Independent Practice (15 Minutes)
Students analyze a character independently using a graphic organizer.
Exit Ticket (5 Minutes)
Prompt:
Describe one character trait and explain how the author reveals it.
Using Characterization to Prepare for Standardized Tests
Characterization is heavily tested on middle school ELA assessments because it connects to:
- Inferencing
- Text evidence
- Theme
- Analysis
- Author’s craft
To prepare students:
- Use short constructed responses
- Practice citing evidence regularly
- Ask higher-order thinking questions
- Include paired passages when possible
Best Questions to Ask During Characterization Lessons
Here are some powerful questions that deepen student thinking:
- What motivates this character?
- Why did the character make this choice?
- How would another character describe them?
- What trait best fits this character?
- What evidence supports that idea?
- How has the character changed?
- What does the character reveal about the theme?
Making Characterization More Engaging
If students find characterization boring, the problem usually is not the skill itself — it’s the approach.
Try:
- Using high-interest texts
- Incorporating video clips
- Allowing movement activities
- Using collaborative discussions
- Connecting characterization to students’ real lives
Students enjoy analyzing people naturally. The goal is simply to transfer that skill into literature.

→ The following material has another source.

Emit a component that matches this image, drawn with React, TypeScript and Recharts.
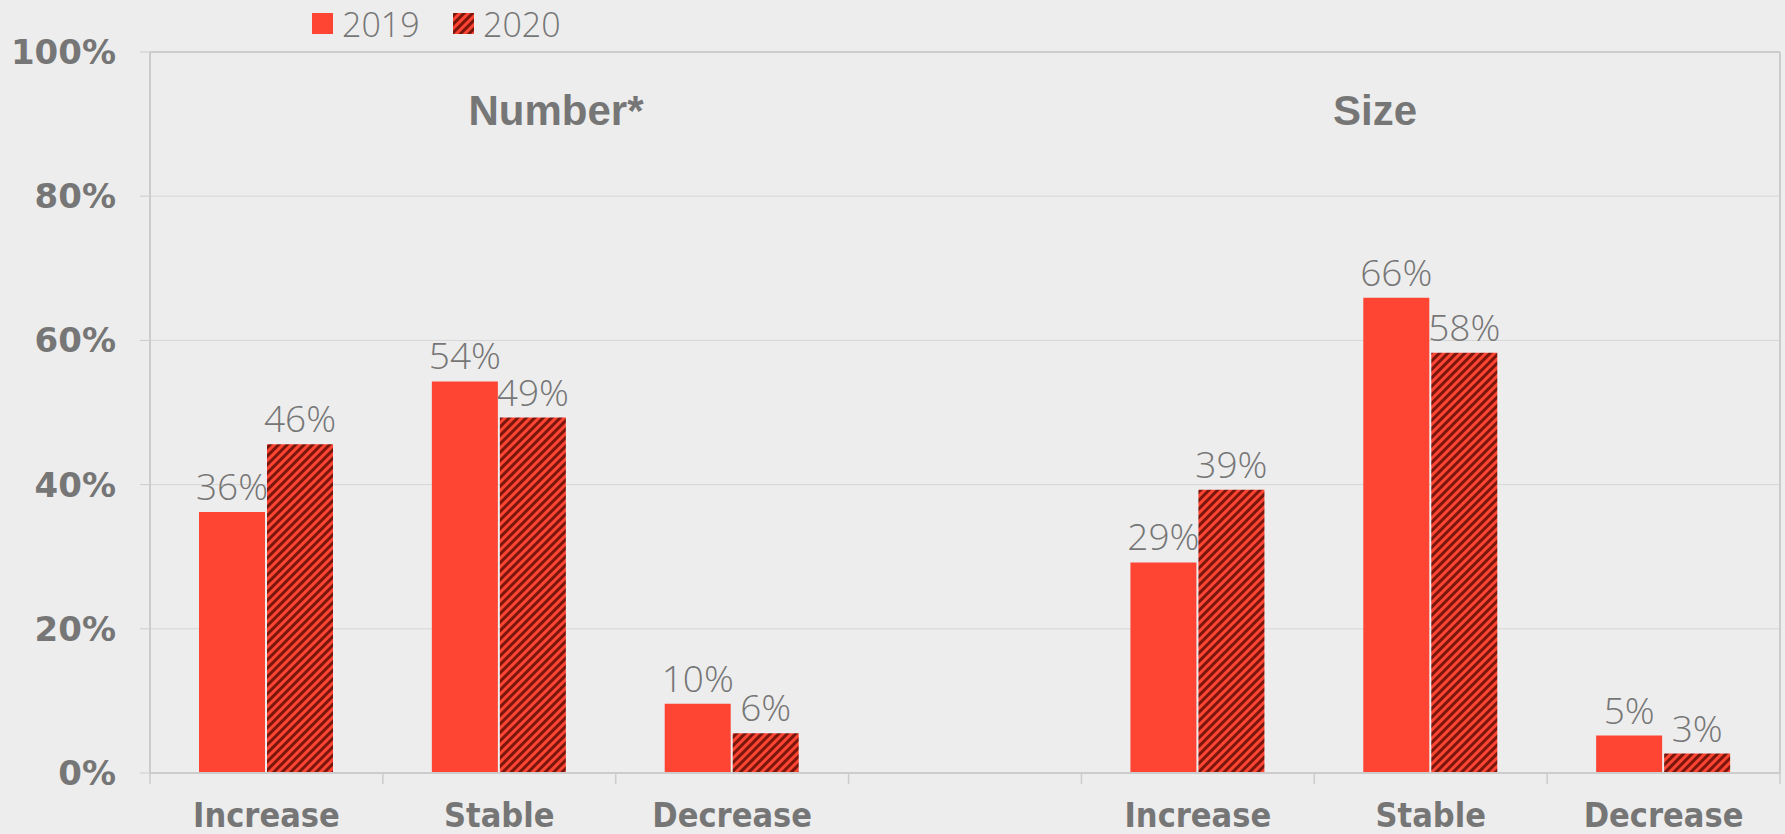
import { Bar, BarChart, CartesianGrid, LabelList, ReferenceLine, XAxis, YAxis } from "recharts";

// categories: 3 for "Number*", an empty spacer, 3 for "Size"
const categories = ["Increase", "Stable", "Decrease", "", "Increase", "Stable", "Decrease"];
const values2019 = [36.2, 54.3, 9.6, null, 29.2, 65.9, 5.2];
const values2020 = [45.6, 49.3, 5.5, null, 39.3, 58.3, 2.7];
const seriesNames = ["2019", "2020"];
const panelTitles = ["Number*", "Size"];
const yTicks = [0, 20, 40, 60, 80, 100];

const grey = "#767676";
const red = "#fe4433";
const dark = "#7a160b";
const lightFont = "'Open Sans', Lato, sans-serif";

const W = 1785;
const H = 834;
const margin = { top: 52, right: 4, bottom: 0, left: 0 };
const yAxisWidth = 150;
const rightAxisWidth = 1;
const TICK_MARGIN = 30;

function Stripes({ id }: { id: string }) {
  return (
    <pattern id={id} patternUnits="userSpaceOnUse" width="6" height="6" patternTransform="rotate(45)">
      <rect width="6" height="6" fill={red} />
      <rect width="3" height="6" fill={dark} />
    </pattern>
  );
}

// category label + tick marks at the category boundaries
function CategoryTick(props: any) {
  const { x, y, payload, index } = props;
  const fallback = (W - margin.left - margin.right - yAxisWidth - rightAxisWidth) / categories.length / 2;
  const half = payload?.offset || fallback;
  const axisY = y - TICK_MARGIN;
  return (
    <g>
      <line x1={x - half} x2={x - half} y1={axisY} y2={axisY + 11} stroke="#cccccc" strokeWidth={1.5} />
      {index === categories.length - 1 && (
        <line x1={x + half} x2={x + half} y1={axisY} y2={axisY + 11} stroke="#cccccc" strokeWidth={1.5} />
      )}
      <text
        x={x}
        y={y}
        dy="0.71em"
        textAnchor="middle"
        fill={grey}
        fontSize={34}
        fontWeight="bold"
        fontFamily="'DejaVu Sans Condensed', 'DejaVu Sans', sans-serif"
        style={{ fontStretch: "condensed" }}
      >
        {payload?.value}
      </text>
    </g>
  );
}

function App() {
  const chartData = categories.map((name, i) => ({
    name,
    v2019: values2019[i],
    v2020: values2020[i],
  }));

  const fmt = (v: any) => (v == null ? "" : `${Math.round(v)}%`);

  return (
    <div
      style={{
        position: "absolute",
        left: 0,
        top: 0,
        width: W,
        height: H,
        background: "#ededed",
        overflow: "hidden",
      }}
    >
      <BarChart width={W} height={H} data={chartData} margin={margin} barSize={66} barGap={2}>
        <defs>
          <Stripes id="stripes2020" />
        </defs>
        <CartesianGrid vertical={false} stroke="#d6d6d6" />
        <XAxis
          dataKey="name"
          axisLine={{ stroke: "#cccccc", strokeWidth: 2 }}
          tickLine={false}
          tickSize={0}
          tickMargin={TICK_MARGIN}
          height={61}
          interval={0}
          tick={<CategoryTick />}
        />
        <YAxis
          domain={[0, 100]}
          ticks={yTicks}
          width={yAxisWidth}
          tickSize={10}
          tickMargin={24}
          tickFormatter={(v) => `${v}%`}
          axisLine={{ stroke: "#cccccc", strokeWidth: 2 }}
          tickLine={{ stroke: "#cccccc" }}
          tick={{ fill: grey, fontSize: 34, fontWeight: "bold", fontFamily: "'DejaVu Sans', sans-serif" }}
        />
        <YAxis
          yAxisId="r"
          orientation="right"
          domain={[0, 100]}
          width={rightAxisWidth}
          tick={false}
          tickLine={false}
          axisLine={{ stroke: "#cccccc", strokeWidth: 2 }}
        />
        <ReferenceLine y={100} stroke="#cccccc" strokeWidth={2} />
        <Bar dataKey="v2019" name={seriesNames[0]} fill={red} isAnimationActive={false}>
          <LabelList
            dataKey="v2019"
            position="top"
            offset={12}
            formatter={fmt}
            fill={grey}
            fontSize={37}
            fontWeight={300}
            fontFamily={lightFont}
          />
        </Bar>
        <Bar dataKey="v2020" name={seriesNames[1]} fill="url(#stripes2020)" isAnimationActive={false}>
          <LabelList
            dataKey="v2020"
            position="top"
            offset={12}
            formatter={fmt}
            fill={grey}
            fontSize={37}
            fontWeight={300}
            fontFamily={lightFont}
          />
        </Bar>
      </BarChart>

      {/* legend + panel titles */}
      <svg width={W} height={160} style={{ position: "absolute", left: 0, top: 0, pointerEvents: "none" }}>
        <defs>
          <Stripes id="stripesLegend" />
        </defs>
        <rect x={312} y={13} width={21} height={21} fill={red} />
        <text x={342} y={37} fill={grey} fontSize={34} fontWeight={300} fontFamily={lightFont}>
          {seriesNames[0]}
        </text>
        <rect x={453} y={13} width={21} height={21} fill="url(#stripesLegend)" />
        <text x={483} y={37} fill={grey} fontSize={34} fontWeight={300} fontFamily={lightFont}>
          {seriesNames[1]}
        </text>
        <text
          x={556}
          y={125}
          textAnchor="middle"
          fill={grey}
          fontSize={42}
          fontWeight="bold"
          fontFamily="'Liberation Sans', Arial, sans-serif"
        >
          {panelTitles[0]}
        </text>
        <text
          x={1375}
          y={125}
          textAnchor="middle"
          fill={grey}
          fontSize={42}
          fontWeight="bold"
          fontFamily="'Liberation Sans', Arial, sans-serif"
        >
          {panelTitles[1]}
        </text>
      </svg>
    </div>
  );
}

export default App;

Final Thoughts on Teaching Characterization
Teaching characterization step-by-step helps students move from surface-level reading to meaningful literary analysis. When students learn how to infer traits, analyze evidence, and explain character development, they become stronger readers and writers overall.
The key is scaffolding:
- Teach traits vocabulary
- Model thinking
- Use short texts
- Practice with evidence
- Connect characterization to deeper meaning
With consistent practice, students begin noticing characterization naturally — and that’s when real literary analysis starts to happen.
Whether you’re preparing students for state testing, literary essays, or independent reading success, characterization is one of the most valuable ELA skills you can teach.